— TASK STATEMENT —
Copy all of the material exactly. Pictures are not to appear in the copy.
---- ENTRIES SHOWN
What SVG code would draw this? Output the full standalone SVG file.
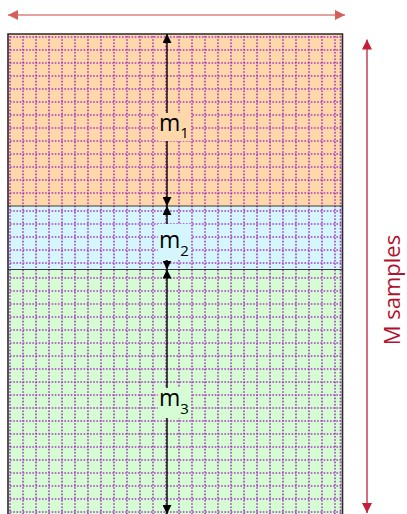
<svg xmlns="http://www.w3.org/2000/svg" width="407" height="514" viewBox="0 0 407 514">
<style>
.grid{fill:none;stroke:#a83cc0;stroke-width:1.6;stroke-dasharray:1.6 1.6}
.border{fill:none;stroke:#2a2a2a;stroke-width:1.6}
.sep{stroke:#3a3a3a;stroke-width:1.2}
.dim{stroke:#000;stroke-width:1.4;fill:none}
.lbl{font-family:"Open Sans","Liberation Sans",sans-serif;fill:#000}
</style>
<defs>
<marker id="ahB" viewBox="0 0 10 10" refX="10" refY="5" markerWidth="9" markerHeight="9" markerUnits="userSpaceOnUse" orient="auto-start-reverse">
<path d="M0 0L10 5L0 10Z" fill="#000"/>
</marker>
<marker id="ahS" viewBox="0 0 10 10" refX="10" refY="5" markerWidth="10" markerHeight="10" markerUnits="userSpaceOnUse" orient="auto-start-reverse">
<path d="M0 0L10 5L0 10Z" fill="#d4605c"/>
</marker>
<marker id="ahR" viewBox="0 0 10 10" refX="10" refY="5" markerWidth="10" markerHeight="10" markerUnits="userSpaceOnUse" orient="auto-start-reverse">
<path d="M0 0L10 5L0 10Z" fill="#c41e3a"/>
</marker>
</defs>
<g id="region-m1">
<rect x="8" y="34" width="334.5" height="172" fill="#fed7aa"/>
</g>
<g id="region-m2">
<rect x="8" y="206" width="334.5" height="63.5" fill="#d4f6fc"/>
</g>
<g id="region-m3">
<rect x="8" y="269.5" width="334.5" height="245" fill="#d6fcd4"/>
</g>
<g id="grid">
<path class="grid" d="M10 37H341M10 50H341M10 63H341M10 76H341M10 89H341M10 102H341M10 115H341M10 128H341M10 141H341M10 154H341M10 167H341M10 180H341M10 193H341M10 211H341M10 224H341M10 237H341M10 250H341M10 263H341M10 278H341M10 291H341M10 304H341M10 317H341M10 330H341M10 343H341M10 356H341M10 369H341M10 382H341M10 395H341M10 408H341M10 421H341M10 434H341M10 447H341M10 460H341M10 473H341M10 486H341M10 499H341M10 512H341"/>
<path class="grid" d="M10 36V514M23 36V514M36 36V514M49 36V514M62 36V514M75 36V514M88 36V514M101 36V514M114 36V514M127 36V514M140 36V514M153 36V514M166 36V514M179 36V514M192 36V514M205 36V514M218 36V514M231 36V514M244 36V514M257 36V514M270 36V514M283 36V514M296 36V514M309 36V514M322 36V514M335 36V514M340.5 36V514"/>
</g>
<g id="frame">
<line class="sep" x1="8" y1="206" x2="342.5" y2="206"/>
<line class="sep" x1="8" y1="269.5" x2="342.5" y2="269.5"/>
<path class="border" d="M8 515V34H342.5V515"/>
</g>
<g id="connectors">
<line x1="8" y1="15" x2="345" y2="15" stroke="#e4a29e" stroke-width="2" marker-start="url(#ahS)" marker-end="url(#ahS)"/>
<line x1="367" y1="39.5" x2="367" y2="513" stroke="#c94a5e" stroke-width="1.6" marker-start="url(#ahR)" marker-end="url(#ahR)"/>
<line class="dim" x1="167" y1="34" x2="167" y2="206" marker-start="url(#ahB)" marker-end="url(#ahB)"/>
<line class="dim" x1="167" y1="206" x2="167" y2="269.5" marker-start="url(#ahB)" marker-end="url(#ahB)"/>
<line class="dim" x1="167" y1="269.5" x2="167" y2="514" marker-start="url(#ahB)" marker-end="url(#ahB)"/>
</g>
<g id="label-m1">
<rect x="158" y="113" width="33" height="28" fill="#fed7aa"/>
<text class="lbl" x="159" y="131" font-size="23">m<tspan font-size="15" dy="7">1</tspan></text>
</g>
<g id="label-m2">
<rect x="158" y="224" width="33" height="36" fill="#d4f6fc"/>
<text class="lbl" x="159" y="248" font-size="23">m<tspan font-size="15" dy="8">2</tspan></text>
</g>
<g id="label-m3">
<rect x="158" y="388" width="33" height="30" fill="#d6fcd4"/>
<text class="lbl" x="159" y="406" font-size="23">m<tspan font-size="15" dy="8">3</tspan></text>
</g>
<g id="label-samples">
<text x="400" y="290" transform="rotate(-90 400 290)" text-anchor="middle" font-family="Open Sans, Liberation Sans, sans-serif" font-size="22" fill="#b3122e">M samples</text>
</g>
</svg>
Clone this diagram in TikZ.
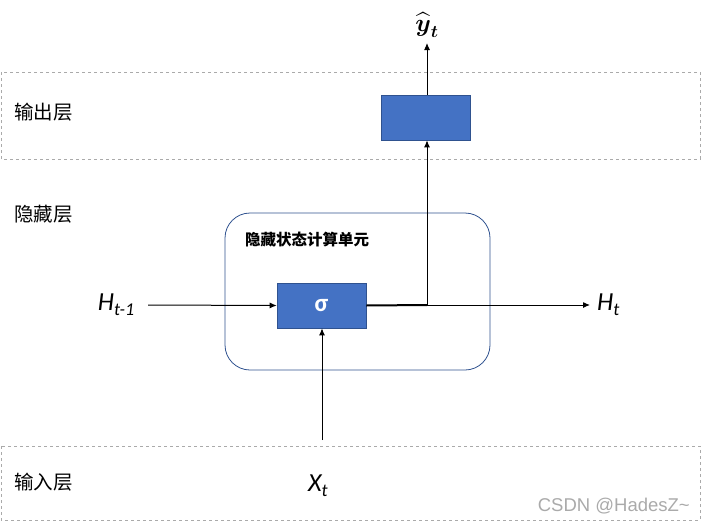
\documentclass[tikz,border=0pt]{standalone}
\usepackage{amsmath}
\usepackage{fontspec}
\setmainfont{Carlito}
\newfontfamily\cjk{Noto Sans CJK SC}
\newfontfamily\wm{Liberation Sans}
\usetikzlibrary{arrows.meta}
\definecolor{boxblue}{RGB}{68,114,196}
\definecolor{framegray}{RGB}{170,170,170}
\definecolor{unitblue}{RGB}{47,82,143}
\tikzset{
  x=1pt, y=-1pt,
  layer/.style={draw=framegray, dashed, line width=0.8pt},
  bluebox/.style={draw=unitblue, fill=boxblue, line width=0.6pt, minimum width=89pt, minimum height=45pt, inner sep=0pt},
  arr/.style={-{Latex[length=7pt,width=6pt]}, line width=1pt},
  layerlabel/.style={font=\cjk\fontsize{19.5}{19.5}\selectfont, anchor=west, inner sep=0pt},
  mathlbl/.style={font=\fontsize{26}{26}\selectfont\itshape, inner sep=0pt}
}
\begin{document}
\begin{tikzpicture}
\useasboundingbox (0,0) rectangle (701,522);
% layers
\draw[layer] (1,72) rectangle (700,159);
\draw[layer] (1,446) rectangle (700,520);
\node[layerlabel] (outl) at (14,112) {输出层};
\node[layerlabel] (hidl) at (14,214) {隐藏层};
\node[layerlabel] (inl) at (14,482) {输入层};
% hidden unit
\draw[draw=unitblue, line width=0.8pt, rounded corners=25pt] (225,213) rectangle (490,370);
\node[font=\cjk\fontsize{15.5}{15.5}\selectfont, anchor=west, inner sep=0pt] (unitlbl) at (245,240) {\textbf{隐藏状态计算单元}};
% boxes
\node[bluebox] (sigma) at (321.5,305.5) {\textcolor{white}{\fontsize{25}{25}\selectfont\bfseries σ}};
\node[bluebox] (outbox) at (425.5,117.5) {};
% labels
\node[mathlbl] (hprev) at (116,305) {H\raisebox{-5pt}{\fontsize{18}{18}\selectfont t-1}};
\node[mathlbl, anchor=west] (hnext) at (597,305) {H\raisebox{-5pt}{\fontsize{18}{18}\selectfont t}};
\node[mathlbl] (xt) at (318,486) {X\raisebox{-5pt}{\fontsize{18}{18}\selectfont t}};
\node[inner sep=0pt, font=\fontsize{27}{27}\selectfont] (yhat) at (427,25) {$\widehat{\boldsymbol{y}}_{\boldsymbol{t}}$};
\coordinate (yend) at (427,43);
\coordinate (join) at (427,305);
\coordinate (hend) at (590,305);
\coordinate (xstart) at (322,440);
\coordinate (hstart) at (148,305);
% connectors
\draw[arr] (hstart) -- (sigma.west);
\draw[line width=2pt] (sigma.east) -- (join);
\draw[arr] (join) -- (hend);
\draw[arr] (join) -- (outbox.south -| join);
\draw[arr] (outbox.north -| join) -- (yend);
\draw[arr] (xstart) -- (sigma.south -| xstart);
% watermark
\node[font=\wm\fontsize{18.5}{18.5}\selectfont, text=framegray, anchor=east, inner sep=0pt] (wmark) at (690,506) {CSDN @HadesZ\textasciitilde};
\end{tikzpicture}
\end{document}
--------
— TASK RESPONSE —
What SVG code would draw this? Output the full standalone SVG file.
<svg xmlns="http://www.w3.org/2000/svg" width="407" height="514" viewBox="0 0 407 514">
<style>
.grid{fill:none;stroke:#a83cc0;stroke-width:1.6;stroke-dasharray:1.6 1.6}
.border{fill:none;stroke:#2a2a2a;stroke-width:1.6}
.sep{stroke:#3a3a3a;stroke-width:1.2}
.dim{stroke:#000;stroke-width:1.4;fill:none}
.lbl{font-family:"Open Sans","Liberation Sans",sans-serif;fill:#000}
</style>
<defs>
<marker id="ahB" viewBox="0 0 10 10" refX="10" refY="5" markerWidth="9" markerHeight="9" markerUnits="userSpaceOnUse" orient="auto-start-reverse">
<path d="M0 0L10 5L0 10Z" fill="#000"/>
</marker>
<marker id="ahS" viewBox="0 0 10 10" refX="10" refY="5" markerWidth="10" markerHeight="10" markerUnits="userSpaceOnUse" orient="auto-start-reverse">
<path d="M0 0L10 5L0 10Z" fill="#d4605c"/>
</marker>
<marker id="ahR" viewBox="0 0 10 10" refX="10" refY="5" markerWidth="10" markerHeight="10" markerUnits="userSpaceOnUse" orient="auto-start-reverse">
<path d="M0 0L10 5L0 10Z" fill="#c41e3a"/>
</marker>
</defs>
<g id="region-m1">
<rect x="8" y="34" width="334.5" height="172" fill="#fed7aa"/>
</g>
<g id="region-m2">
<rect x="8" y="206" width="334.5" height="63.5" fill="#d4f6fc"/>
</g>
<g id="region-m3">
<rect x="8" y="269.5" width="334.5" height="245" fill="#d6fcd4"/>
</g>
<g id="grid">
<path class="grid" d="M10 37H341M10 50H341M10 63H341M10 76H341M10 89H341M10 102H341M10 115H341M10 128H341M10 141H341M10 154H341M10 167H341M10 180H341M10 193H341M10 211H341M10 224H341M10 237H341M10 250H341M10 263H341M10 278H341M10 291H341M10 304H341M10 317H341M10 330H341M10 343H341M10 356H341M10 369H341M10 382H341M10 395H341M10 408H341M10 421H341M10 434H341M10 447H341M10 460H341M10 473H341M10 486H341M10 499H341M10 512H341"/>
<path class="grid" d="M10 36V514M23 36V514M36 36V514M49 36V514M62 36V514M75 36V514M88 36V514M101 36V514M114 36V514M127 36V514M140 36V514M153 36V514M166 36V514M179 36V514M192 36V514M205 36V514M218 36V514M231 36V514M244 36V514M257 36V514M270 36V514M283 36V514M296 36V514M309 36V514M322 36V514M335 36V514M340.5 36V514"/>
</g>
<g id="frame">
<line class="sep" x1="8" y1="206" x2="342.5" y2="206"/>
<line class="sep" x1="8" y1="269.5" x2="342.5" y2="269.5"/>
<path class="border" d="M8 515V34H342.5V515"/>
</g>
<g id="connectors">
<line x1="8" y1="15" x2="345" y2="15" stroke="#e4a29e" stroke-width="2" marker-start="url(#ahS)" marker-end="url(#ahS)"/>
<line x1="367" y1="39.5" x2="367" y2="513" stroke="#c94a5e" stroke-width="1.6" marker-start="url(#ahR)" marker-end="url(#ahR)"/>
<line class="dim" x1="167" y1="34" x2="167" y2="206" marker-start="url(#ahB)" marker-end="url(#ahB)"/>
<line class="dim" x1="167" y1="206" x2="167" y2="269.5" marker-start="url(#ahB)" marker-end="url(#ahB)"/>
<line class="dim" x1="167" y1="269.5" x2="167" y2="514" marker-start="url(#ahB)" marker-end="url(#ahB)"/>
</g>
<g id="label-m1">
<rect x="158" y="113" width="33" height="28" fill="#fed7aa"/>
<text class="lbl" x="159" y="131" font-size="23">m<tspan font-size="15" dy="7">1</tspan></text>
</g>
<g id="label-m2">
<rect x="158" y="224" width="33" height="36" fill="#d4f6fc"/>
<text class="lbl" x="159" y="248" font-size="23">m<tspan font-size="15" dy="8">2</tspan></text>
</g>
<g id="label-m3">
<rect x="158" y="388" width="33" height="30" fill="#d6fcd4"/>
<text class="lbl" x="159" y="406" font-size="23">m<tspan font-size="15" dy="8">3</tspan></text>
</g>
<g id="label-samples">
<text x="400" y="290" transform="rotate(-90 400 290)" text-anchor="middle" font-family="Open Sans, Liberation Sans, sans-serif" font-size="22" fill="#b3122e">M samples</text>
</g>
</svg>
Clone this diagram in TikZ.
\documentclass[tikz,border=0pt]{standalone}
\usepackage{amsmath}
\usepackage{fontspec}
\setmainfont{Carlito}
\newfontfamily\cjk{Noto Sans CJK SC}
\newfontfamily\wm{Liberation Sans}
\usetikzlibrary{arrows.meta}
\definecolor{boxblue}{RGB}{68,114,196}
\definecolor{framegray}{RGB}{170,170,170}
\definecolor{unitblue}{RGB}{47,82,143}
\tikzset{
  x=1pt, y=-1pt,
  layer/.style={draw=framegray, dashed, line width=0.8pt},
  bluebox/.style={draw=unitblue, fill=boxblue, line width=0.6pt, minimum width=89pt, minimum height=45pt, inner sep=0pt},
  arr/.style={-{Latex[length=7pt,width=6pt]}, line width=1pt},
  layerlabel/.style={font=\cjk\fontsize{19.5}{19.5}\selectfont, anchor=west, inner sep=0pt},
  mathlbl/.style={font=\fontsize{26}{26}\selectfont\itshape, inner sep=0pt}
}
\begin{document}
\begin{tikzpicture}
\useasboundingbox (0,0) rectangle (701,522);
% layers
\draw[layer] (1,72) rectangle (700,159);
\draw[layer] (1,446) rectangle (700,520);
\node[layerlabel] (outl) at (14,112) {输出层};
\node[layerlabel] (hidl) at (14,214) {隐藏层};
\node[layerlabel] (inl) at (14,482) {输入层};
% hidden unit
\draw[draw=unitblue, line width=0.8pt, rounded corners=25pt] (225,213) rectangle (490,370);
\node[font=\cjk\fontsize{15.5}{15.5}\selectfont, anchor=west, inner sep=0pt] (unitlbl) at (245,240) {\textbf{隐藏状态计算单元}};
% boxes
\node[bluebox] (sigma) at (321.5,305.5) {\textcolor{white}{\fontsize{25}{25}\selectfont\bfseries σ}};
\node[bluebox] (outbox) at (425.5,117.5) {};
% labels
\node[mathlbl] (hprev) at (116,305) {H\raisebox{-5pt}{\fontsize{18}{18}\selectfont t-1}};
\node[mathlbl, anchor=west] (hnext) at (597,305) {H\raisebox{-5pt}{\fontsize{18}{18}\selectfont t}};
\node[mathlbl] (xt) at (318,486) {X\raisebox{-5pt}{\fontsize{18}{18}\selectfont t}};
\node[inner sep=0pt, font=\fontsize{27}{27}\selectfont] (yhat) at (427,25) {$\widehat{\boldsymbol{y}}_{\boldsymbol{t}}$};
\coordinate (yend) at (427,43);
\coordinate (join) at (427,305);
\coordinate (hend) at (590,305);
\coordinate (xstart) at (322,440);
\coordinate (hstart) at (148,305);
% connectors
\draw[arr] (hstart) -- (sigma.west);
\draw[line width=2pt] (sigma.east) -- (join);
\draw[arr] (join) -- (hend);
\draw[arr] (join) -- (outbox.south -| join);
\draw[arr] (outbox.north -| join) -- (yend);
\draw[arr] (xstart) -- (sigma.south -| xstart);
% watermark
\node[font=\wm\fontsize{18.5}{18.5}\selectfont, text=framegray, anchor=east, inner sep=0pt] (wmark) at (690,506) {CSDN @HadesZ\textasciitilde};
\end{tikzpicture}
\end{document}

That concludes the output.